What if we just removed our slogan from our e-mail signatures? Then we would not create too high expectations? Our goal is actually to have highly satisfied customers, this does not need to change. But could we be better off without saying it? Would it be easier to achieve this goal if we didn’t tell them our goal? If I say to everybody that I run 100 meters in 25 seconds, no one would be impressed. If they saw me run on 15 seconds, they would be impressed by my performance. If I said I can run 100 meters in twelve seconds, and I run it in 14 seconds they would not be quite as impressed would they?
Nike’s slogan “Just do it” is great, it does not promise anything and create unnecessary high expectations. All I need to do is just wear the product. I can do that. What if Nike came up with a slogan that said: “makes you run faster” – I am just a little overweight, so I do not run fast anymore, actually if someone saw me in “high” speed they would be impressed. I would exceed their expectations. What if I bought myself new shoes and expected to run faster. Wow, someone could benefit in some strange matter and actually do run faster, but that would be coincidence. I on the other hand might move faster downhill with rollerblades.

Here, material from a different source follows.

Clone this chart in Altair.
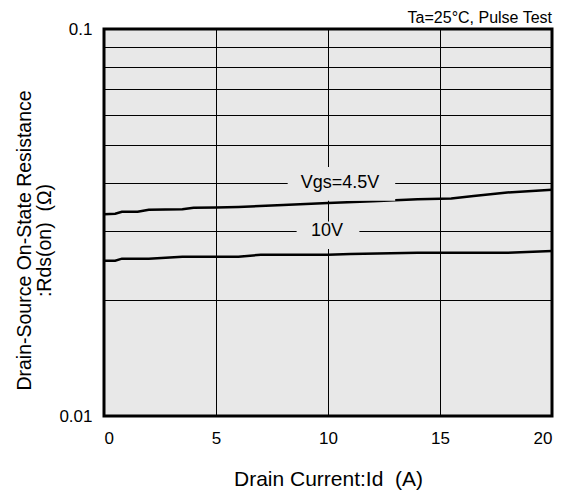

Exceed expectations to get happy customers. I am confident that we are the best customer support in Norway. I know that yes, our goal is to have highly satisfied customers, and in most cases our customers are very happy. I know that we might sell more with showing our high ambition. What I ponder about today is if this slogan creates to high expectations, and the result is that it is harder to exceed them, and does it create unnecessary unhappy customers?